§ DATA:
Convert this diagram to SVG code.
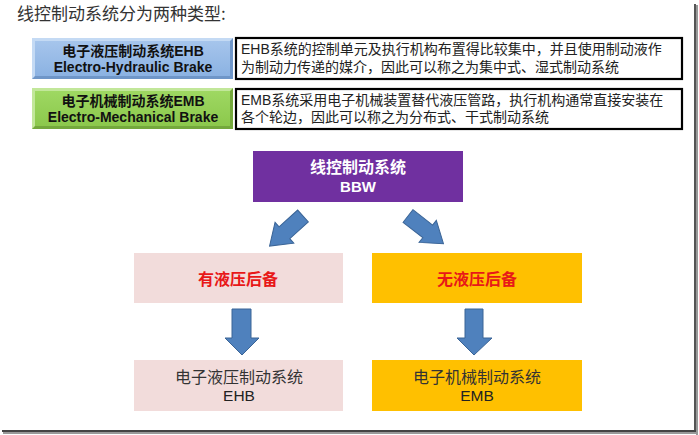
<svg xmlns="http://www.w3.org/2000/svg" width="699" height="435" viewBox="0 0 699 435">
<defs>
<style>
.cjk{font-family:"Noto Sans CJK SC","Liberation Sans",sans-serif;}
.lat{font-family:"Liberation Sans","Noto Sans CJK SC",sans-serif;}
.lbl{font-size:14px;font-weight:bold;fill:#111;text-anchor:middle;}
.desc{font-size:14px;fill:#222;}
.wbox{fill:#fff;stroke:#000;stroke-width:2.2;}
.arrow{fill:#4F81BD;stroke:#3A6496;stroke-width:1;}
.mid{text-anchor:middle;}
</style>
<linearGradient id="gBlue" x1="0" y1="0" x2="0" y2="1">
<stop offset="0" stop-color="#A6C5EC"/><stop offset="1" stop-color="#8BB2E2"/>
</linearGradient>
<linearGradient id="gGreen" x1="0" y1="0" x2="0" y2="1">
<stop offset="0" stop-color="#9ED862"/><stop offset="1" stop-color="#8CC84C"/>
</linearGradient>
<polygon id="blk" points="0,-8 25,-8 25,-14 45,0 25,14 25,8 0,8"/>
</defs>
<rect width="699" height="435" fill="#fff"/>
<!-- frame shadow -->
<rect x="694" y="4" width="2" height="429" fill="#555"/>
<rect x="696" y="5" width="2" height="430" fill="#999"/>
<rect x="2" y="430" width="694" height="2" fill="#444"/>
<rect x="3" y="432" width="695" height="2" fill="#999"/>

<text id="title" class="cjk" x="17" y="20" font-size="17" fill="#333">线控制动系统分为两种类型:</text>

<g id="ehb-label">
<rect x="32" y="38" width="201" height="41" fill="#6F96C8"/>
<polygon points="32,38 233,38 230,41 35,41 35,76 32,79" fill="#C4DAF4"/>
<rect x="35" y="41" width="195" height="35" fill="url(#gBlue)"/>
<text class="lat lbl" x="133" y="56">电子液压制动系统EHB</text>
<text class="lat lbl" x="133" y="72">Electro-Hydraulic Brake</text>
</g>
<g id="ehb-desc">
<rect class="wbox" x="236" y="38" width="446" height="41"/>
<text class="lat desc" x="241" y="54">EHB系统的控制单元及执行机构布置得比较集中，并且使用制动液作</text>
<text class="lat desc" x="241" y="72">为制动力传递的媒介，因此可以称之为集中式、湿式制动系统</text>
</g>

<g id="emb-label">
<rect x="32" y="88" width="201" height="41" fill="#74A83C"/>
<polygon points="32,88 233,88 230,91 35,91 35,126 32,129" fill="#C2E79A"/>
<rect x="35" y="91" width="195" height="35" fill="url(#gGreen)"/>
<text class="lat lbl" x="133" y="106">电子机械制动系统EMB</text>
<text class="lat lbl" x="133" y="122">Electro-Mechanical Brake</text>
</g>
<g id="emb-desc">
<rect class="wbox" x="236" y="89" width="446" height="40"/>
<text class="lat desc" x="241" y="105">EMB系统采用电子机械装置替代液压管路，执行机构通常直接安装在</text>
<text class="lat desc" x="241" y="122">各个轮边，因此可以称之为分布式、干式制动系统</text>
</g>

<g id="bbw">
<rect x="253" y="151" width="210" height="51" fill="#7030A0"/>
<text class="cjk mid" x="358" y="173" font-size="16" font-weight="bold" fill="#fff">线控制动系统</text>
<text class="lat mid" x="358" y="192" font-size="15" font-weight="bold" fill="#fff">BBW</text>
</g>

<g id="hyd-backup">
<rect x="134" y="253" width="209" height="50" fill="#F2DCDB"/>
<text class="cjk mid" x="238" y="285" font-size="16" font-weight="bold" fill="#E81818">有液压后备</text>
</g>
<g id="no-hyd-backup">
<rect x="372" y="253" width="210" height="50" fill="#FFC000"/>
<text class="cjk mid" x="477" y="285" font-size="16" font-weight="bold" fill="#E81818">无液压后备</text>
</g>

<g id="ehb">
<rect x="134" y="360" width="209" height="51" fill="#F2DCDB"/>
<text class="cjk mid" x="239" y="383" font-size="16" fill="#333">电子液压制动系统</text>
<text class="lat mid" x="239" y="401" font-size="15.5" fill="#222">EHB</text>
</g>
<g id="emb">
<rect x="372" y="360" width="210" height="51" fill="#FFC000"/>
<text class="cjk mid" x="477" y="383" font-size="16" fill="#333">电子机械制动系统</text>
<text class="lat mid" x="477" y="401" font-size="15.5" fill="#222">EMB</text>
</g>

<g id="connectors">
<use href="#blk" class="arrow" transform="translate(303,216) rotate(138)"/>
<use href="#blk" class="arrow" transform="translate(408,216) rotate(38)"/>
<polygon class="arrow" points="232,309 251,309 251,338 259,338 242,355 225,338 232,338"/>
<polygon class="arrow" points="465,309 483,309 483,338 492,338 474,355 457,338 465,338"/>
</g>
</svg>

§ STATED GOAL:
Copy every line of the data word for word, omitting the images.

§ REPLY:
Convert this diagram to SVG code.
<svg xmlns="http://www.w3.org/2000/svg" width="699" height="435" viewBox="0 0 699 435">
<defs>
<style>
.cjk{font-family:"Noto Sans CJK SC","Liberation Sans",sans-serif;}
.lat{font-family:"Liberation Sans","Noto Sans CJK SC",sans-serif;}
.lbl{font-size:14px;font-weight:bold;fill:#111;text-anchor:middle;}
.desc{font-size:14px;fill:#222;}
.wbox{fill:#fff;stroke:#000;stroke-width:2.2;}
.arrow{fill:#4F81BD;stroke:#3A6496;stroke-width:1;}
.mid{text-anchor:middle;}
</style>
<linearGradient id="gBlue" x1="0" y1="0" x2="0" y2="1">
<stop offset="0" stop-color="#A6C5EC"/><stop offset="1" stop-color="#8BB2E2"/>
</linearGradient>
<linearGradient id="gGreen" x1="0" y1="0" x2="0" y2="1">
<stop offset="0" stop-color="#9ED862"/><stop offset="1" stop-color="#8CC84C"/>
</linearGradient>
<polygon id="blk" points="0,-8 25,-8 25,-14 45,0 25,14 25,8 0,8"/>
</defs>
<rect width="699" height="435" fill="#fff"/>
<!-- frame shadow -->
<rect x="694" y="4" width="2" height="429" fill="#555"/>
<rect x="696" y="5" width="2" height="430" fill="#999"/>
<rect x="2" y="430" width="694" height="2" fill="#444"/>
<rect x="3" y="432" width="695" height="2" fill="#999"/>

<text id="title" class="cjk" x="17" y="20" font-size="17" fill="#333">线控制动系统分为两种类型:</text>

<g id="ehb-label">
<rect x="32" y="38" width="201" height="41" fill="#6F96C8"/>
<polygon points="32,38 233,38 230,41 35,41 35,76 32,79" fill="#C4DAF4"/>
<rect x="35" y="41" width="195" height="35" fill="url(#gBlue)"/>
<text class="lat lbl" x="133" y="56">电子液压制动系统EHB</text>
<text class="lat lbl" x="133" y="72">Electro-Hydraulic Brake</text>
</g>
<g id="ehb-desc">
<rect class="wbox" x="236" y="38" width="446" height="41"/>
<text class="lat desc" x="241" y="54">EHB系统的控制单元及执行机构布置得比较集中，并且使用制动液作</text>
<text class="lat desc" x="241" y="72">为制动力传递的媒介，因此可以称之为集中式、湿式制动系统</text>
</g>

<g id="emb-label">
<rect x="32" y="88" width="201" height="41" fill="#74A83C"/>
<polygon points="32,88 233,88 230,91 35,91 35,126 32,129" fill="#C2E79A"/>
<rect x="35" y="91" width="195" height="35" fill="url(#gGreen)"/>
<text class="lat lbl" x="133" y="106">电子机械制动系统EMB</text>
<text class="lat lbl" x="133" y="122">Electro-Mechanical Brake</text>
</g>
<g id="emb-desc">
<rect class="wbox" x="236" y="89" width="446" height="40"/>
<text class="lat desc" x="241" y="105">EMB系统采用电子机械装置替代液压管路，执行机构通常直接安装在</text>
<text class="lat desc" x="241" y="122">各个轮边，因此可以称之为分布式、干式制动系统</text>
</g>

<g id="bbw">
<rect x="253" y="151" width="210" height="51" fill="#7030A0"/>
<text class="cjk mid" x="358" y="173" font-size="16" font-weight="bold" fill="#fff">线控制动系统</text>
<text class="lat mid" x="358" y="192" font-size="15" font-weight="bold" fill="#fff">BBW</text>
</g>

<g id="hyd-backup">
<rect x="134" y="253" width="209" height="50" fill="#F2DCDB"/>
<text class="cjk mid" x="238" y="285" font-size="16" font-weight="bold" fill="#E81818">有液压后备</text>
</g>
<g id="no-hyd-backup">
<rect x="372" y="253" width="210" height="50" fill="#FFC000"/>
<text class="cjk mid" x="477" y="285" font-size="16" font-weight="bold" fill="#E81818">无液压后备</text>
</g>

<g id="ehb">
<rect x="134" y="360" width="209" height="51" fill="#F2DCDB"/>
<text class="cjk mid" x="239" y="383" font-size="16" fill="#333">电子液压制动系统</text>
<text class="lat mid" x="239" y="401" font-size="15.5" fill="#222">EHB</text>
</g>
<g id="emb">
<rect x="372" y="360" width="210" height="51" fill="#FFC000"/>
<text class="cjk mid" x="477" y="383" font-size="16" fill="#333">电子机械制动系统</text>
<text class="lat mid" x="477" y="401" font-size="15.5" fill="#222">EMB</text>
</g>

<g id="connectors">
<use href="#blk" class="arrow" transform="translate(303,216) rotate(138)"/>
<use href="#blk" class="arrow" transform="translate(408,216) rotate(38)"/>
<polygon class="arrow" points="232,309 251,309 251,338 259,338 242,355 225,338 232,338"/>
<polygon class="arrow" points="465,309 483,309 483,338 492,338 474,355 457,338 465,338"/>
</g>
</svg>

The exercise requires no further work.